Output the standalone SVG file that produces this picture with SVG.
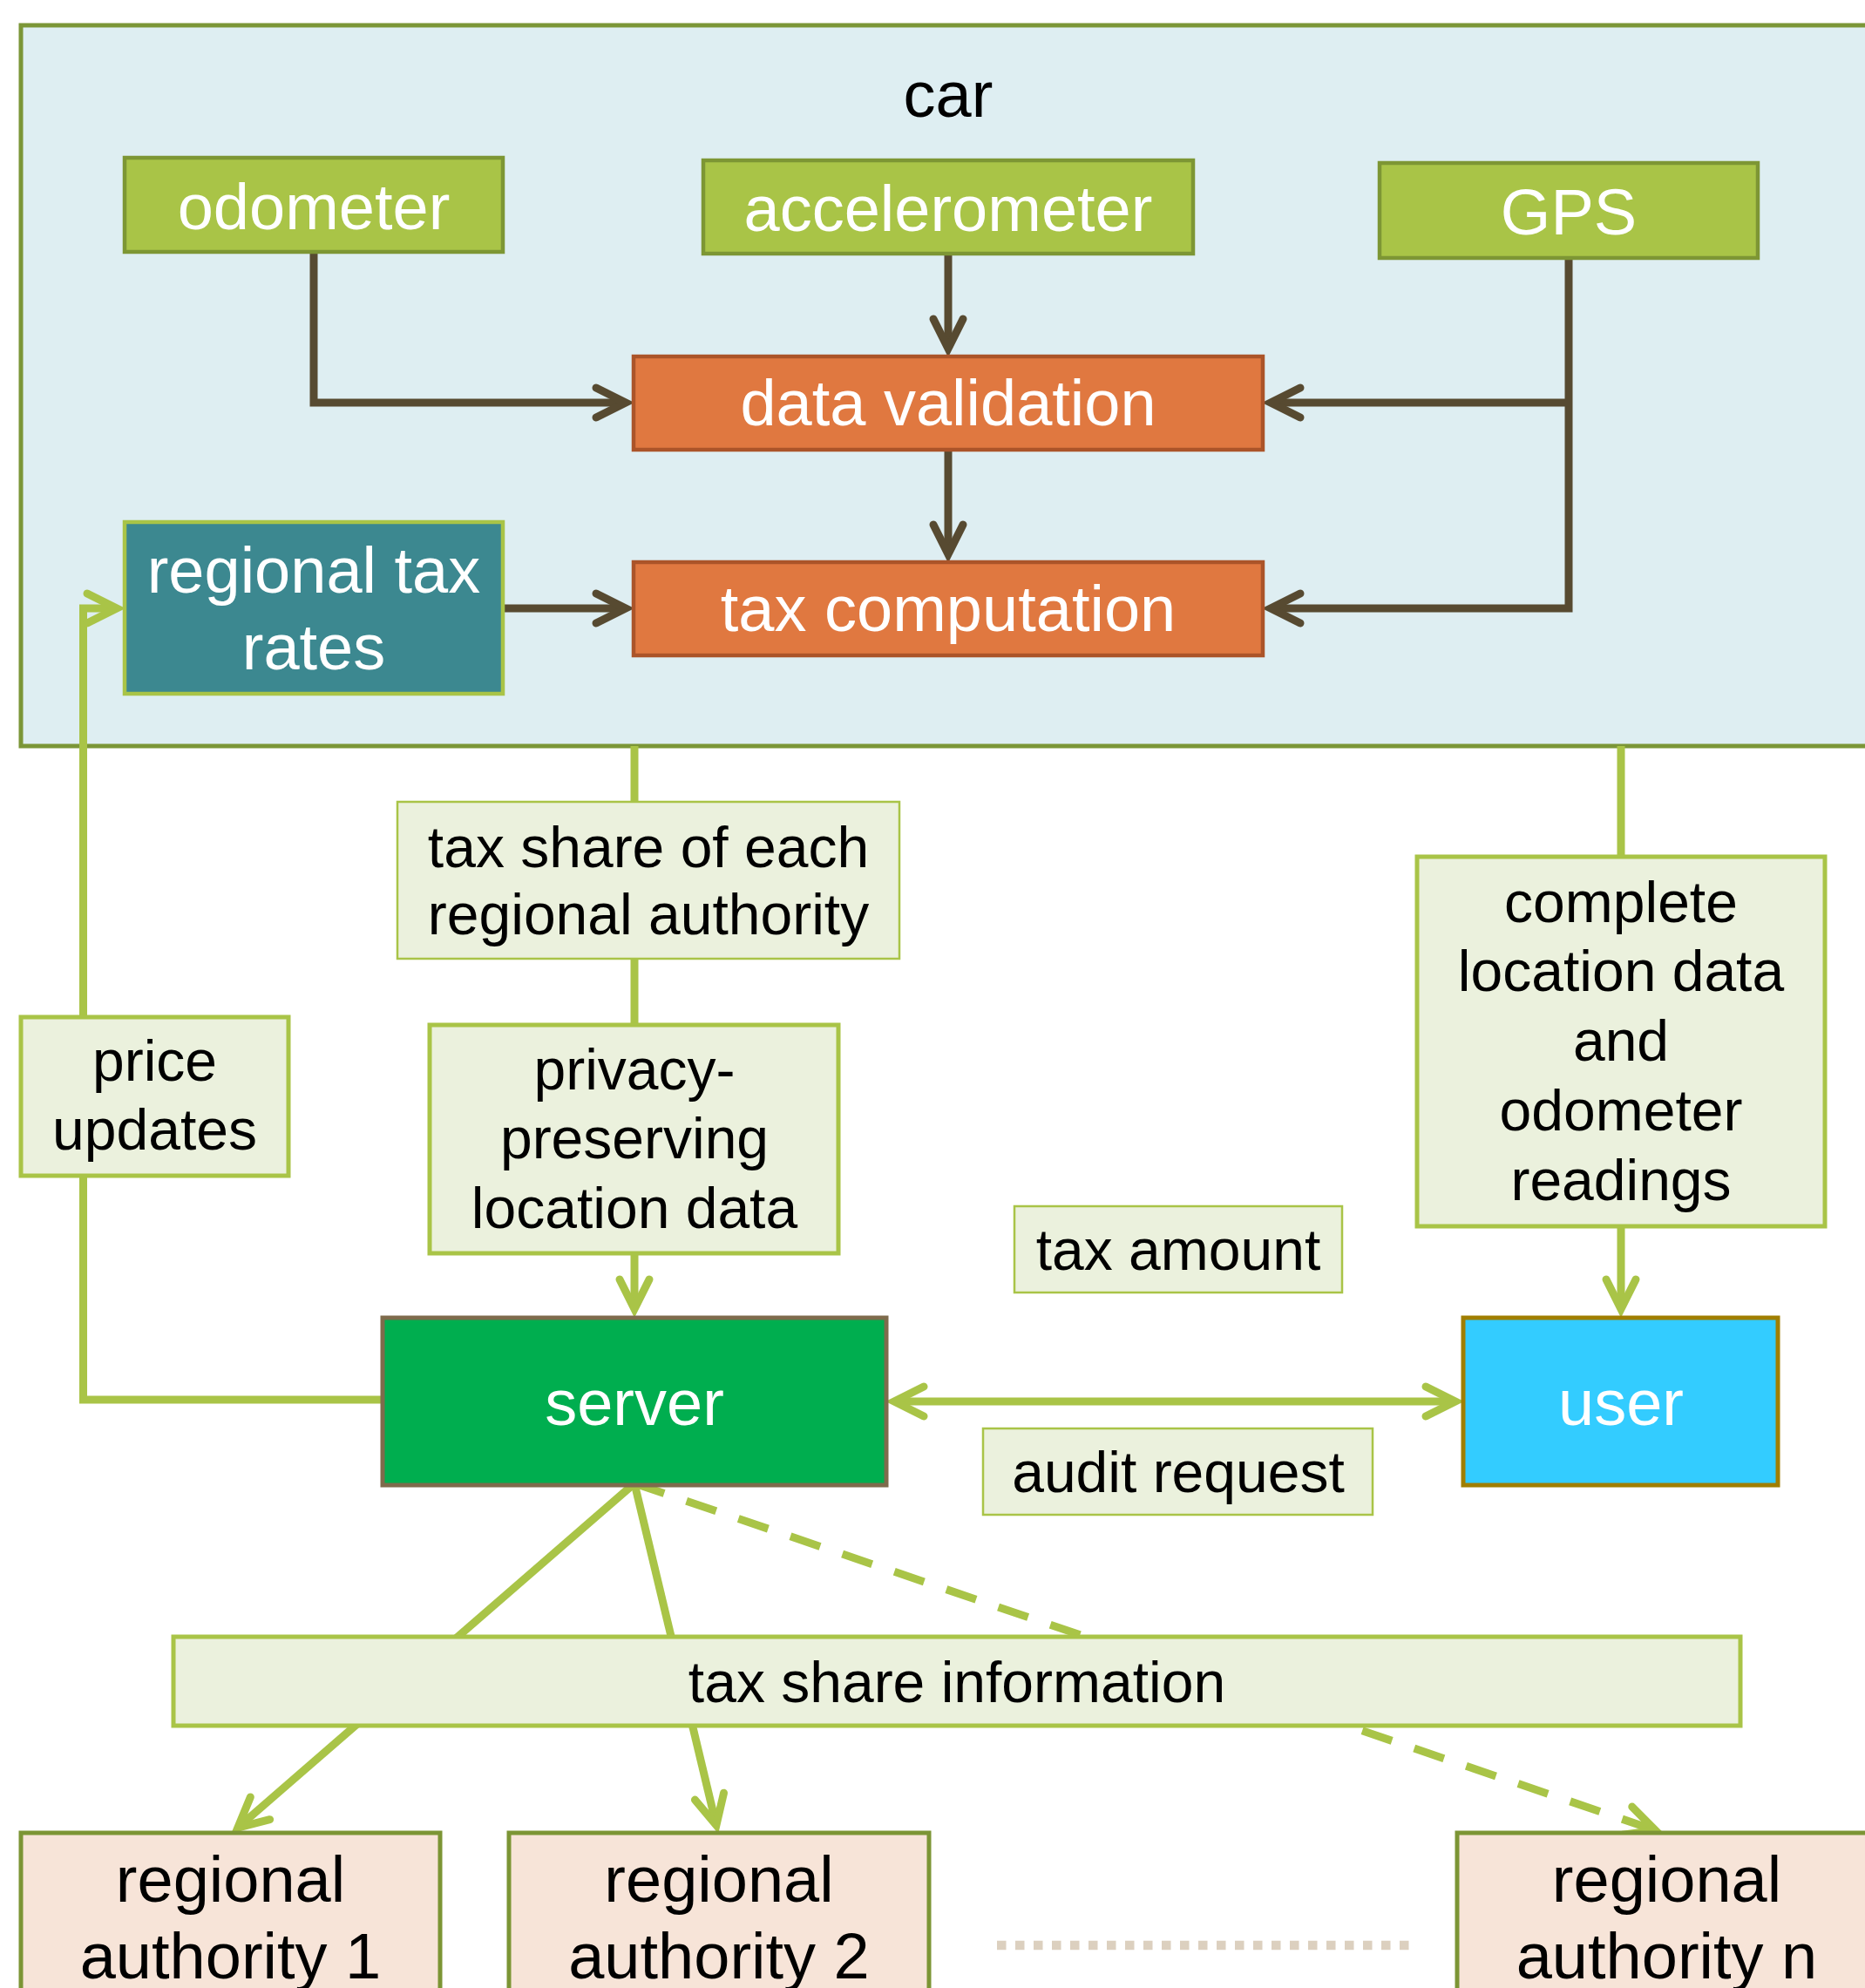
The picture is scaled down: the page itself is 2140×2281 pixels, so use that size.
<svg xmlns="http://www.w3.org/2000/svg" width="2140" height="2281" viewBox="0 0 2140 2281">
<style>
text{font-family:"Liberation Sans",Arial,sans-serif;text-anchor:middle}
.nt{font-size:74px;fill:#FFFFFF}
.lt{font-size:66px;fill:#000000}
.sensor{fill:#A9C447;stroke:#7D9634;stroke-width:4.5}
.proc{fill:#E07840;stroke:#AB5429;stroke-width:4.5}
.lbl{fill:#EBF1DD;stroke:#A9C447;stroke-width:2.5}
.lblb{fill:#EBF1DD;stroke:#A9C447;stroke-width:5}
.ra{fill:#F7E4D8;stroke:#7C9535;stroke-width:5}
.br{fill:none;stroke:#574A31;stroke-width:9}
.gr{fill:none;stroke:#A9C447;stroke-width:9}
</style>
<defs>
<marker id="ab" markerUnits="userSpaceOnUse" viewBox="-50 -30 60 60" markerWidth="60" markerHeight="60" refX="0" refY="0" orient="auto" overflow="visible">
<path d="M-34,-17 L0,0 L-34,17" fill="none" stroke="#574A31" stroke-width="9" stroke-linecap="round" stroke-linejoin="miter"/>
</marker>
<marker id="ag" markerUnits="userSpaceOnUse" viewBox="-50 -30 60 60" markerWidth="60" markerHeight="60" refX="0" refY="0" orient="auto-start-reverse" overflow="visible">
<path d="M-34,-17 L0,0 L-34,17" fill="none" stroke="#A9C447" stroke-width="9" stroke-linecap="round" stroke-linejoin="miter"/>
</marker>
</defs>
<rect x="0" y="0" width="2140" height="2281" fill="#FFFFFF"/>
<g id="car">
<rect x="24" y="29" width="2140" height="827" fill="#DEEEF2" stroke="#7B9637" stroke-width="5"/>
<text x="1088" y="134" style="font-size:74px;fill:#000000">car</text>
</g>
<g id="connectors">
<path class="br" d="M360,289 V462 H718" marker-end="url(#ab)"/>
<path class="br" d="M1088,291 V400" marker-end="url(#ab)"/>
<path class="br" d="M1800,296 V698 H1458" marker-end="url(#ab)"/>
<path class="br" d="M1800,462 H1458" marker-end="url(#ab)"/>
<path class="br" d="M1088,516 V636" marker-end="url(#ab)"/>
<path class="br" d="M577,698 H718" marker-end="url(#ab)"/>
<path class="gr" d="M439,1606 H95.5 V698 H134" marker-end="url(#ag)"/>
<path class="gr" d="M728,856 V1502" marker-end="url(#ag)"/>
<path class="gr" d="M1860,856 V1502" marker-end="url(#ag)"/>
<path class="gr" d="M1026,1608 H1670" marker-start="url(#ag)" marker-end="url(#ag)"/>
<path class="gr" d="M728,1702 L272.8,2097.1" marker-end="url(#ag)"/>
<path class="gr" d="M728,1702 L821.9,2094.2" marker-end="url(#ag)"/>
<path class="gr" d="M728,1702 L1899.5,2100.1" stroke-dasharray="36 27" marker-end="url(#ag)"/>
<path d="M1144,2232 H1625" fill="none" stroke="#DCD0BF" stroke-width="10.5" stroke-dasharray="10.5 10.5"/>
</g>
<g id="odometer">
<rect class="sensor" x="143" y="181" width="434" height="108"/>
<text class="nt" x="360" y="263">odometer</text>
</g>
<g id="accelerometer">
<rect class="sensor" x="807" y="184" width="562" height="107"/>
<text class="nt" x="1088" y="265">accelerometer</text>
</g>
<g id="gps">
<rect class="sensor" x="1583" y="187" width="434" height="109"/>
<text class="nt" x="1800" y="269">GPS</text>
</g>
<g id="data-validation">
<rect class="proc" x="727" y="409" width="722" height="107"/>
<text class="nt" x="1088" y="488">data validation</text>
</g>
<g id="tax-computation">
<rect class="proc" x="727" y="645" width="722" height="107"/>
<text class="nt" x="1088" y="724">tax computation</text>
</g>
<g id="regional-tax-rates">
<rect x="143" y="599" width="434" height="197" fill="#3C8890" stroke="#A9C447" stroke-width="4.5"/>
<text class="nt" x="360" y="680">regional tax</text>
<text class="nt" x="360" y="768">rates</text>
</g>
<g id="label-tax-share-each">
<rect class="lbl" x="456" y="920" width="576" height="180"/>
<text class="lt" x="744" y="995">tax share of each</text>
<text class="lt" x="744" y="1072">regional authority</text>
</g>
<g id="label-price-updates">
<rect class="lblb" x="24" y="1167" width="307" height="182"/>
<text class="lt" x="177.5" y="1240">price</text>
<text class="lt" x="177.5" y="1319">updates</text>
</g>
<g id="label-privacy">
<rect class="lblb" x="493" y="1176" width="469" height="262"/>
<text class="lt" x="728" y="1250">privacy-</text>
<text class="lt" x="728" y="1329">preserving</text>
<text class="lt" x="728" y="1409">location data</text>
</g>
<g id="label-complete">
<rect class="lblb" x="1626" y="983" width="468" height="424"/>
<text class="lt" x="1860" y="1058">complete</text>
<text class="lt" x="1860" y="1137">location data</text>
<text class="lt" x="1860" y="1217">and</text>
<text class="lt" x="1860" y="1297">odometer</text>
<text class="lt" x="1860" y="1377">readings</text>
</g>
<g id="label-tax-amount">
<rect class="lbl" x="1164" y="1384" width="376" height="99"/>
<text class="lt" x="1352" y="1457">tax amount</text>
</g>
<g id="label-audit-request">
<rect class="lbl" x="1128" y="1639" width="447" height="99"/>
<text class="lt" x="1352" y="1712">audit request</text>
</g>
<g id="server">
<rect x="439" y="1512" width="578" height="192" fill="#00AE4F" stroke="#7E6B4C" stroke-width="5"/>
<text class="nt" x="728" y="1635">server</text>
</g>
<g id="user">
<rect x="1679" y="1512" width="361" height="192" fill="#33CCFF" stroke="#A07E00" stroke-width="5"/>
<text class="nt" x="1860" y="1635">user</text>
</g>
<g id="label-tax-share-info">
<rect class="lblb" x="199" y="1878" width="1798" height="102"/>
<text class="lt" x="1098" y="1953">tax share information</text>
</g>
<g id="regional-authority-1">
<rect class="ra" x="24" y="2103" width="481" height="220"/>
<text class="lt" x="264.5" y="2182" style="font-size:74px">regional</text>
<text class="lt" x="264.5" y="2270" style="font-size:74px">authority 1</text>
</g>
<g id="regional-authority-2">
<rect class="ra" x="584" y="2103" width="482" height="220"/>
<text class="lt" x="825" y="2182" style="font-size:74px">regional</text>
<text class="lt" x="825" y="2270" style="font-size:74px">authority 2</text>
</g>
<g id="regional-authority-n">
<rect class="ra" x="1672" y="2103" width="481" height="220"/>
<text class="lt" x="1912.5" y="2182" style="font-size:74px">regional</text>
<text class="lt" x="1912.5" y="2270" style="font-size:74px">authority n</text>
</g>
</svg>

—————

• Task to carry out: Search the data for "that" and list every line in which it occurs.

• Expected answer:
Output the standalone SVG file that produces this picture with SVG.
The picture is scaled down: the page itself is 2140×2281 pixels, so use that size.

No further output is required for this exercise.